— BEGIN Recorded information —

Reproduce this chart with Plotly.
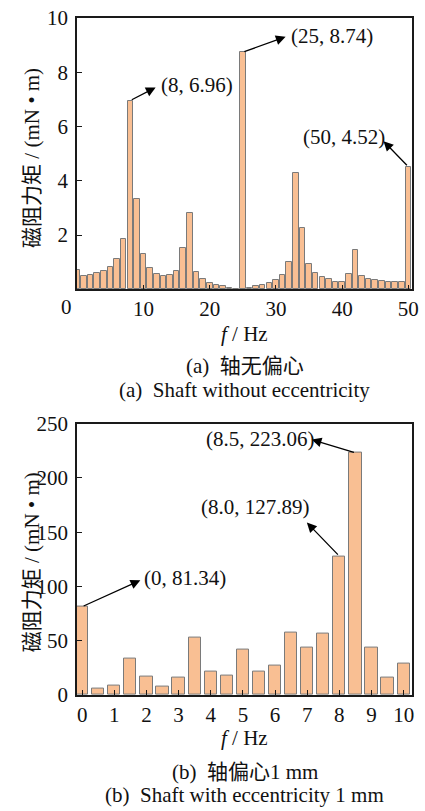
import plotly.graph_objects as go

# ---------------- data ----------------
freq_a = list(range(0, 51))
torque_a = [0.73, 0.51, 0.54, 0.61, 0.68, 0.81, 1.12, 1.85, 6.96, 3.34,
            1.30, 0.79, 0.57, 0.50, 0.53, 0.68, 1.53, 2.81, 0.65, 0.37,
            0.22, 0.16, 0.11, 0.07, 0.02, 8.74, 0.06, 0.11, 0.16, 0.22,
            0.34, 0.54, 1.00, 4.28, 2.25, 0.94, 0.61, 0.45, 0.37, 0.29,
            0.27, 0.55, 1.47, 0.51, 0.38, 0.34, 0.31, 0.29, 0.28, 0.26,
            4.52]
ticks_a_x = [10, 20, 30, 40, 50]
ticks_a_y = [2, 4, 6, 8, 10]

freq_b = [i * 0.5 for i in range(21)]
torque_b = [81.34, 5.8, 8.9, 33.6, 16.8, 8.2, 15.9, 53.1, 21.4, 18.3,
            41.8, 21.4, 27.2, 57.7, 43.7, 56.5, 127.89, 223.06, 44.0, 15.9,
            29.3]
ticks_b_x = list(range(0, 11))
ticks_b_y = [0, 50, 100, 150, 200, 250]

# peaks to annotate: (index in series, label)
peaks_a = [(8, "(8, 6.96)"), (25, "(25, 8.74)"), (50, "(50, 4.52)")]
peaks_b = [(0, "(0, 81.34)"), (16, "(8.0, 127.89)"), (17, "(8.5, 223.06)")]

ytitle = "磁阻力矩 / (mN • m)"
xtitle = "<i>f</i> / Hz"
caption_a = ["(a)  轴无偏心", "(a)  Shaft without eccentricity"]
caption_b = ["(b)  轴偏心1 mm", "(b)  Shaft with eccentricity 1 mm"]

# ---------------- style ----------------
FONT = "'Liberation Serif', 'Noto Sans CJK SC', serif"
BAR_FILL = "#F9BF93"
BAR_LINE = "#7A7A7A"
AX_COL = "#1a1a1a"
FS = 21

fig = go.Figure()
fig.add_trace(go.Bar(x=freq_a, y=torque_a, width=0.84,
                     marker=dict(color=BAR_FILL, line=dict(color=BAR_LINE, width=1)),
                     xaxis="x", yaxis="y", showlegend=False))
fig.add_trace(go.Bar(x=freq_b, y=torque_b, width=0.38,
                     marker=dict(color=BAR_FILL, line=dict(color=BAR_LINE, width=1)),
                     xaxis="x2", yaxis="y2", showlegend=False))

axis_common = dict(showline=True, linecolor=AX_COL, linewidth=1.5, mirror=True,
                   ticks="inside", ticklen=5, tickwidth=1.3, tickcolor=AX_COL,
                   showgrid=False, zeroline=False,
                   tickfont=dict(family=FONT, size=FS, color="#111"))

fig.update_layout(
    width=425, height=811,
    margin=dict(l=77, r=6, t=14, b=116),
    paper_bgcolor="white", plot_bgcolor="white",
    font=dict(family=FONT, size=FS, color="#111"),
    bargap=0,
    xaxis=dict(domain=[0, 1], anchor="y", range=[-0.05, 50.55],
               tickvals=ticks_a_x, ticktext=[str(v) for v in ticks_a_x], **axis_common),
    yaxis=dict(domain=[0.5991, 1], anchor="x", range=[0, 10],
               tickvals=ticks_a_y, ticklabelstandoff=3, **axis_common),
    xaxis2=dict(domain=[0, 1], anchor="y2", range=[-0.16, 10.26],
                tickvals=ticks_b_x, **axis_common),
    yaxis2=dict(domain=[0, 0.4009], anchor="x2", range=[0, 250],
                tickvals=ticks_b_y, ticklabelstandoff=3, **axis_common),
)

ann = []
txt_font = dict(family=FONT, size=FS, color="#111")

# head positions (layout offsets) and text positions for each callout
heads_a = [(11.83, 7.44), (31.46, 9.31), (46.25, 5.46)]
texts_a = [(12.4, 7.52, "left"), (31.9, 9.33, "left"), (46.75, 5.6, "right")]
for (i, label), (hx, hy), (tx, ty, anc) in zip(peaks_a, heads_a, texts_a):
    ann.append(dict(x=hx, y=hy, ax=freq_a[i], ay=torque_a[i], xref="x", yref="y",
                    axref="x", ayref="y", text="", showarrow=True, arrowhead=2,
                    arrowsize=1.5, arrowwidth=1.3, arrowcolor="black",
                    standoff=0, startstandoff=0))
    ann.append(dict(x=tx, y=ty, xref="x", yref="y", text=label, showarrow=False,
                    xanchor=anc, yanchor="middle", font=txt_font))

heads_b = [(1.81, 105.6), (6.99, 158.8), (7.14, 235.3)]
texts_b = [(1.87, 108.0, "left"), (7.16, 173.5, "right"), (7.3, 235.5, "right")]
for (i, label), (hx, hy), (tx, ty, anc) in zip(peaks_b, heads_b, texts_b):
    ann.append(dict(x=hx, y=hy, ax=freq_b[i], ay=torque_b[i], xref="x2", yref="y2",
                    axref="x2", ayref="y2", text="", showarrow=True, arrowhead=2,
                    arrowsize=1.5, arrowwidth=1.3, arrowcolor="black",
                    standoff=0, startstandoff=0))
    ann.append(dict(x=tx, y=ty, xref="x2", yref="y2", text=label, showarrow=False,
                    xanchor=anc, yanchor="middle", font=txt_font))

# corner "0" of the upper panel
ann.append(dict(x=-0.030, y=0.5727, xref="paper", yref="paper", text="0",
                showarrow=False, xanchor="center", yanchor="middle", font=txt_font))

# axis titles
for yc in (0.793, 0.1957):
    ann.append(dict(x=-0.135, y=yc, xref="paper", yref="paper", text=ytitle,
                    textangle=-90, showarrow=False, xanchor="center", yanchor="middle",
                    font=txt_font))
for yc in (0.5335, -0.0636):
    ann.append(dict(x=0.5, y=yc, xref="paper", yref="paper", text=xtitle,
                    showarrow=False, xanchor="center", yanchor="middle", font=txt_font))

# captions
for (c1, c2), (y1, y2) in ((caption_a, (0.4856, 0.4508)), (caption_b, (-0.113, -0.1479))):
    ann.append(dict(x=0.5, y=y1, xref="paper", yref="paper", text=c1,
                    showarrow=False, xanchor="center", yanchor="middle", font=txt_font))
    ann.append(dict(x=0.5, y=y2, xref="paper", yref="paper", text=c2,
                    showarrow=False, xanchor="center", yanchor="middle", font=txt_font))

fig.update_layout(annotations=ann)
fig.write_html(
    "out.html",
    config={"displayModeBar": False},
    post_script="document.body.style.margin='0';document.body.style.overflow='hidden';",
)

— END Recorded information —

- Requirements -
Give back exactly the lines from the first line of the data through the line with "ticks_b_y = [0, 50, 100, 150, 200, 250]", pictures excluded.

- Completed exercise -
Reproduce this chart with Plotly.
import plotly.graph_objects as go

# ---------------- data ----------------
freq_a = list(range(0, 51))
torque_a = [0.73, 0.51, 0.54, 0.61, 0.68, 0.81, 1.12, 1.85, 6.96, 3.34,
            1.30, 0.79, 0.57, 0.50, 0.53, 0.68, 1.53, 2.81, 0.65, 0.37,
            0.22, 0.16, 0.11, 0.07, 0.02, 8.74, 0.06, 0.11, 0.16, 0.22,
            0.34, 0.54, 1.00, 4.28, 2.25, 0.94, 0.61, 0.45, 0.37, 0.29,
            0.27, 0.55, 1.47, 0.51, 0.38, 0.34, 0.31, 0.29, 0.28, 0.26,
            4.52]
ticks_a_x = [10, 20, 30, 40, 50]
ticks_a_y = [2, 4, 6, 8, 10]

freq_b = [i * 0.5 for i in range(21)]
torque_b = [81.34, 5.8, 8.9, 33.6, 16.8, 8.2, 15.9, 53.1, 21.4, 18.3,
            41.8, 21.4, 27.2, 57.7, 43.7, 56.5, 127.89, 223.06, 44.0, 15.9,
            29.3]
ticks_b_x = list(range(0, 11))
ticks_b_y = [0, 50, 100, 150, 200, 250]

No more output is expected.